Weird, Wacky (Wonderful?) Beauty Treatments

Nightingale Facial

Nothing like bird faeces slathered all over your face to make your skin look more translucent and flawless. This is Diamond Hawaii Resort & Spa’s signature facial and the geishas were the first to discover the benefits of nightingale excrement for the skin. Perhaps in ten years’ time, someone will discover the benefits of dog crap that will have us scurrying toward our pets with a plastic bag everytime they hunch over and we can say goodbye to swearing viciously everytime we step on one when we have a picnic…

Butt treatment

We get our faces scrubbed and exfoliated but someone had the bright idea that we should also look after our second set of cheeks down south. I call this the Buttial where your backside is cleansed, exfoliated, applied a mask to, waxed (if required), massaged and moisturised so your ass can look polished and feel oh-so smooth. Perfect for summer when you want to gallivant around on the beach with a g-string.

Cupping

Remember when sticking needles into your body drew some raised eyebrows and elicited the ‘WTF?’ Well, cupping is another form of acupuncture that’s supposed to encourage blood flow and ease muscle aches and pains. Small glass cups are lit and immediately applied to the skin. Even though clients will earn deep purple bruises that will last about a week, the process is painless. And if it’s good enough for Gwyneth Paltrow, it’s good enough for the rest of us.

Beer Spa

Here’s something that would encourage more men into day spas – in Czech Republic, Austria and Germany anyway. How’s soaking into a huge bubbling tub of warm beer sound? Landhotel Moorhof in Austria would have us believe that the yeast in beer contains vitamins that give you a better complexion while relieving the stress from your muscles. And don’t worry, before you can sit there and contemplate on whether you should dunk your head in the tub and gulp as much of beer as you can, you’re given a few pints of beer – to drink.

Ramen Noodle Spa

Immersing yourself in a tub of ramen noodles and pork broth, as you would in Yunessa Spa, Japan, supposedly boosts your overall metabolism while cleansing your skin.
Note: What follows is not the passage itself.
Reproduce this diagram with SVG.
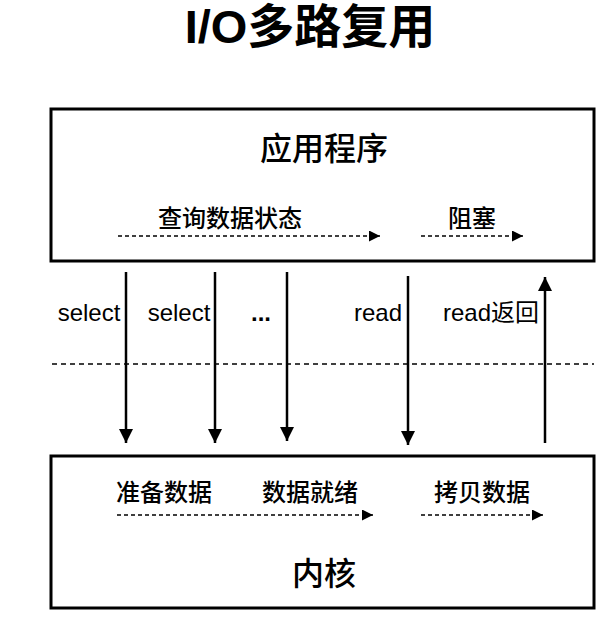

Just add a sprinkle of sliced green onions and a teaspoon of soy sauce and you can feel like the pork in a soup.

Snake massage

Would you pay $80 to have six snakes slithering all over your back? NO! A salon in Northern Israel now has a waiting list of clients who want the experience of having these reptiles writhing all over their bodies to soothe aching muscles and stiff joints. While Ada Barak who performs this treatment is always at hand to ensure the non-venomous snakes don’t go into certain…er…delicate areas, that’s hardly enough to convince me that this treatment is meant to be relaxing. What’s next? A crocodile rolling on your back as another form of remedial massage? No thanks.